The ACA also created  23 Consumer Operated and Oriented Plans or Co-ops.  These were designed to create nonprofit, member controlled health plans to compete with the for profit health insurers.  To get started they were given $2.4 million in loans and grant.  Vermont’s failed before it opened and the Iowa and Nebraska Co-op failed in its first year.  Of the 23 Co-ops, only seven remain (three announced they were closing in July).  All seven of them lost money in 2015 and may not be around in 2017.

Including the new Co-op’s that started and failed over 30 insurance carriers have left the market or merged with another carrier.  The Heritage Foundation did an analysis to review state level insurer participation and compared them in 2015 to both 2014 and 2013 which was the year before the law was fully implemented.

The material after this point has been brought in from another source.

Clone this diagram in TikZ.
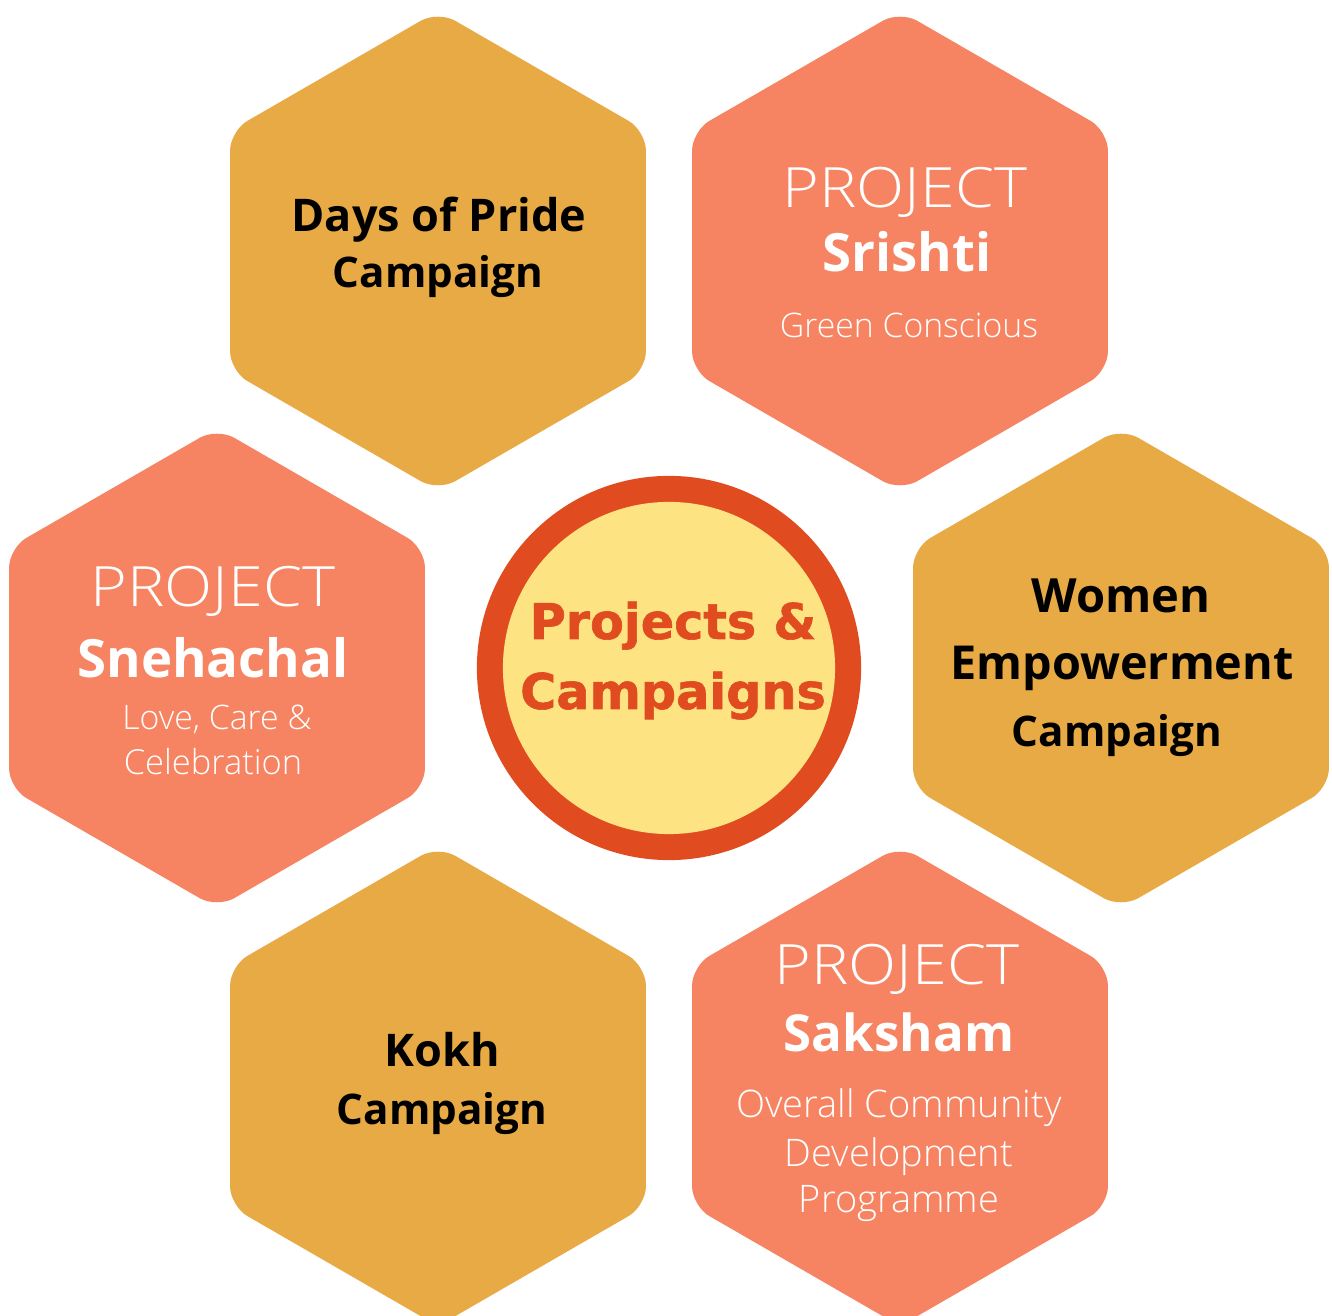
\documentclass[tikz,border=0pt]{standalone}
\usepackage{fontspec}
\usetikzlibrary{shapes.geometric}
\setmainfont{Open Sans}
\IfFontExistsTF{Open Sans Light}{\newfontfamily\lightf{Open Sans Light}\newfontfamily\lightw[FakeStretch=1.13]{Open Sans Light}}{\newfontfamily\lightf{Open Sans}\newfontfamily\lightw[FakeStretch=1.13]{Open Sans}}
\newfontfamily\heavyf[FakeBold=1.2]{DejaVu Sans}
\definecolor{gold}{HTML}{E8AA44}
\definecolor{salmon}{HTML}{F68361}
\definecolor{ring}{HTML}{E04B1F}
\definecolor{pale}{HTML}{FDE381}
\tikzset{
  hexa/.style={regular polygon, regular polygon sides=6, shape border rotate=30,
    minimum size=4.8cm, inner sep=0pt, outer sep=0pt, rounded corners=0.2cm, draw=none},
  lbl/.style={anchor=base, inner sep=0pt},
  darkt/.style={lbl, text=black, font=\fontsize{12.8pt}{14pt}\selectfont\bfseries},
  projt/.style={lbl, text=white, font=\fontsize{15.8pt}{18pt}\selectfont\lightw},
  namet/.style={lbl, text=white, font=\fontsize{15pt}{17pt}\selectfont\bfseries},
  subt/.style={lbl, text=white, font=\fontsize{9.6pt}{11pt}\selectfont\lightf},
  ctrt/.style={lbl, text=ring, font=\fontsize{14pt}{15pt}\selectfont\heavyf\bfseries},
}
\begin{document}
\begin{tikzpicture}[x=0.01cm, y=-0.01cm]
\clip (0,0) rectangle (1332,1316);
\fill[white] (0,0) rectangle (1332,1316);
% hexagons
\node[hexa, fill=gold]   (h1) at (438,251)  {};
\node[hexa, fill=salmon] (h2) at (900,251)  {};
\node[hexa, fill=salmon] (h3) at (217,668)  {};
\node[hexa, fill=gold]   (h4) at (1121,668) {};
\node[hexa, fill=gold]   (h5) at (438,1086) {};
\node[hexa, fill=salmon] (h6) at (900,1086) {};
% centre
\node[circle, fill=ring, minimum size=3.84cm, inner sep=0pt] (c0) at (669,668) {};
\node[circle, fill=pale, minimum size=3.32cm, inner sep=0pt] (c1) at (669,668) {};
\node[ctrt] (ca) at (673,639) {Projects \&};
\node[ctrt] (cb) at (673,709) {Campaigns};
% Days of Pride
\node[darkt] (t1a) at (439,232) {Days of Pride};
\node[darkt, font=\fontsize{12pt}{14pt}\selectfont\bfseries] (t1b) at (438,288) {Campaign};
% Srishti
\node[projt] (t2a) at (905,208) {PROJECT};
\node[namet] (t2b) at (907,272) {Srishti};
\node[subt]  (t2c) at (909,338) {Green Conscious};
% Snehachal
\node[projt] (t3a) at (213,607) {PROJECT};
\node[namet] (t3b) at (213,678) {Snehachal};
\node[subt]  (t3c) at (217,730) {Love, Care \&};
\node[subt, font=\fontsize{9.8pt}{11pt}\selectfont\lightf] (t3d) at (213,775) {Celebration};
% Women
\node[darkt, font=\fontsize{13.4pt}{16pt}\selectfont\bfseries] (t4a) at (1121,613) {Women};
\node[darkt, font=\fontsize{13.3pt}{16pt}\selectfont\bfseries] (t4b) at (1122,680) {Empowerment};
\node[darkt, font=\fontsize{12pt}{14pt}\selectfont\bfseries] (t4c) at (1117,747) {Campaign};
% Kokh
\node[darkt, font=\fontsize{12.8pt}{16pt}\selectfont\bfseries] (t5a) at (442,1067) {Kokh};
\node[darkt, font=\fontsize{12pt}{14pt}\selectfont\bfseries] (t5b) at (442,1125) {Campaign};
% Saksham
\node[projt] (t6a) at (897,985) {PROJECT};
\node[namet, font=\fontsize{14.5pt}{17pt}\selectfont\bfseries] (t6b) at (899,1052) {Saksham};
\node[subt, font=\fontsize{10.8pt}{12pt}\selectfont\lightf] (t6c) at (899,1118) {Overall Community};
\node[subt, font=\fontsize{10.8pt}{12pt}\selectfont\lightf] (t6d) at (899,1167) {Development};
\node[subt, font=\fontsize{10.8pt}{12pt}\selectfont\lightf] (t6e) at (899,1213) {Programme};
\end{tikzpicture}
\end{document}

They found that the exchange market is 21.5% less competitive based on the number of insurers participating in all 50 states.  In 2014, it was 36% less than 2013.  While 2015 saw a few more carriers, it was still less than the pre-ACA market.  2016 witnessed about an 8% decline from 2015. This study considers carriers by state.  With the health insurance marketplace, not all carriers participate in every county.

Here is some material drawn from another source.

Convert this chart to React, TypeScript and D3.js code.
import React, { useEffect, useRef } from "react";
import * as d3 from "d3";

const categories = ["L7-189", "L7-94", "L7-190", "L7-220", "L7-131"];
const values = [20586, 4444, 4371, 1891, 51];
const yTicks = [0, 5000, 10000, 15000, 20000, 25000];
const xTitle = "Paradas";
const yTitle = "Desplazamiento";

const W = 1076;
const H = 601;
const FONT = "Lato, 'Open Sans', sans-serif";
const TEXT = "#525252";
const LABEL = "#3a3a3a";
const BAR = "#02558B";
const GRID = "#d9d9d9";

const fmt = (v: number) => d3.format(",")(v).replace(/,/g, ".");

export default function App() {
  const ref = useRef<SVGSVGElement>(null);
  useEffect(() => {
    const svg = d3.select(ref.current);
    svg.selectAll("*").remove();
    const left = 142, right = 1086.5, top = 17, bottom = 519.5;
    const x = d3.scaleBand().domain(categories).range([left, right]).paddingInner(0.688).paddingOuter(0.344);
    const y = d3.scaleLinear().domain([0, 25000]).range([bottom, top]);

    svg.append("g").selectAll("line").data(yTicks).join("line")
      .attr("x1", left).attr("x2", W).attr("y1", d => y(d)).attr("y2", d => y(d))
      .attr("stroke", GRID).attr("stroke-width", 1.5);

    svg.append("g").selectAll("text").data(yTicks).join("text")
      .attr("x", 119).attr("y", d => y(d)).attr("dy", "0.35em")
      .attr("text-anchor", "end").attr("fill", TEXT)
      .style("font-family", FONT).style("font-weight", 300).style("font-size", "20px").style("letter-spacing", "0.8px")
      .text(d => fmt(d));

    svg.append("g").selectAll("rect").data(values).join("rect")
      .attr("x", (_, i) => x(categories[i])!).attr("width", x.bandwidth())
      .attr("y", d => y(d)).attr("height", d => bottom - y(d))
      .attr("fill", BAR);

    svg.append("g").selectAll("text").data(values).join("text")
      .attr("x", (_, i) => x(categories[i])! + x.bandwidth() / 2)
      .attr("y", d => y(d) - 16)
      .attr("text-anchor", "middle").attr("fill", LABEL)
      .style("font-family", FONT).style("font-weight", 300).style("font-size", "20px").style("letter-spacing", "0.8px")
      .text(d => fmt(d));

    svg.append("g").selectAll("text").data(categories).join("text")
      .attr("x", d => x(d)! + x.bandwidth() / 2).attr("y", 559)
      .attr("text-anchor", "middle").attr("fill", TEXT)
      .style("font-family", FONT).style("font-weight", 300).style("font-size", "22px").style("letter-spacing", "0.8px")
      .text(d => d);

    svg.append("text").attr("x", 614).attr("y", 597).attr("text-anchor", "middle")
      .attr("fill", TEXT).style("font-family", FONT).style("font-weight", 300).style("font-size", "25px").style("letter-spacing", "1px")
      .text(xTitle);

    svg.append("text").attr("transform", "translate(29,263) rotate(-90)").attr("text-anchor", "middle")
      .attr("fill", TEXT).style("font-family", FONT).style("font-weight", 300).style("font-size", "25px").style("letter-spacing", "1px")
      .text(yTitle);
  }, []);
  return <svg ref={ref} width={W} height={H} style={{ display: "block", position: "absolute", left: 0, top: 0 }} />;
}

Some of the states were affected more than others.  Comparing 2013 to 2015, Alaska shows a 50% decrease in carriers, but it went from four down to two.  There are several states like that.  Some of the  more significant are Florida from 18 carriers down to 10. Virginia from 10 to 6, Kansas from nine down to three. In 2016 Alaska was down to one carrier. Florida had dropped to 7. Virginia had increased to 8.

The Heritage Foundation also looked at this county by county.  Of the 3,134 counties in the country, over 1000 had two or fewer carriers on the market place.  89% of US counties had five or less carriers.

What we know from history is less competition never drives pricing down.  The insurance market is no different.  How many carriers will still be around when the Affordable Care Act open enrollment begins in November is hard to tell, but with the state regulators closing some of the carriers down and the others like United Health Care saying they will not participate in many markets in 2017 the indications are that there will be less in 2017 then there was in 2016.